Here’s a look back at what happened in the Chicago area on Feb. 20, according to the Tribune’s archives.
Is an important event missing from this date? Email us.
Weather records (from the National Weather Service, Chicago)
- High temperature: 70 degrees (2017)
- Low temperature: Minus 9 degrees (1896)
- Precipitation: 2.1 inches (2018)
- Snowfall: 2.8 inches (1989)
1852: The first direct train from the East arrived in Chicago to the sound of a firing cannon and the sight of an immense crowd on the Michigan Southern Railroad.

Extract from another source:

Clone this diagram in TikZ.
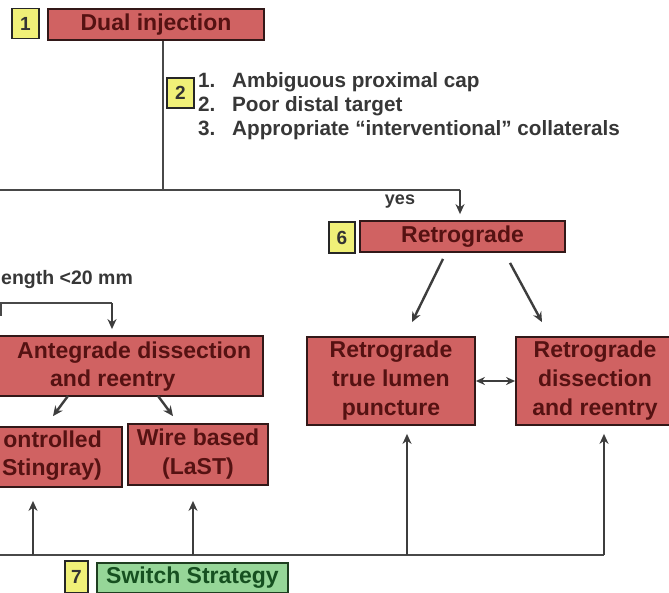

1942: U.S. Navy pilot Edward “Butch” O’Hare became a World War II hero when he singlehandedly downed a number of Japanese bombers attacking his aircraft carrier. This would make him the first naval aviator recipient of the Congressional Medal of Honor. In presenting the award, President Franklin D. Roosevelt referred to O’Hare’s skill as “the most daring single action in aviation history.” After being awarded the Medal of Honor, O’Hare was brought home by the Navy to barnstorm on a Lindbergh-style celebrity tour.
O’Hare was 29 when he died on Nov. 26, 1943 while leading the Navy’s first nighttime fighter attack launched from an aircraft carrier. His plane and his body were never recovered.
Other than through his father, mob-connected racetracker owner Edward J., O’Hare had only loose ties to Chicago. When his parents were divorced, he stayed in St. Louis with his mother, moving his family to Phoenix during the war. That was no deterrent to Tribune publisher Robert R. McCormick in his campaign to have Chicago’s Orchard Place Airport rechristened honor Butch O’Hare, and in 1949 Ald. John Hoellen’s proposal passed the City Council, creating O’Hare Field.

1958: Nathan Leopold, who was convicted with Richard Loeb of killing Bobby Franks in 1924, was released on parole.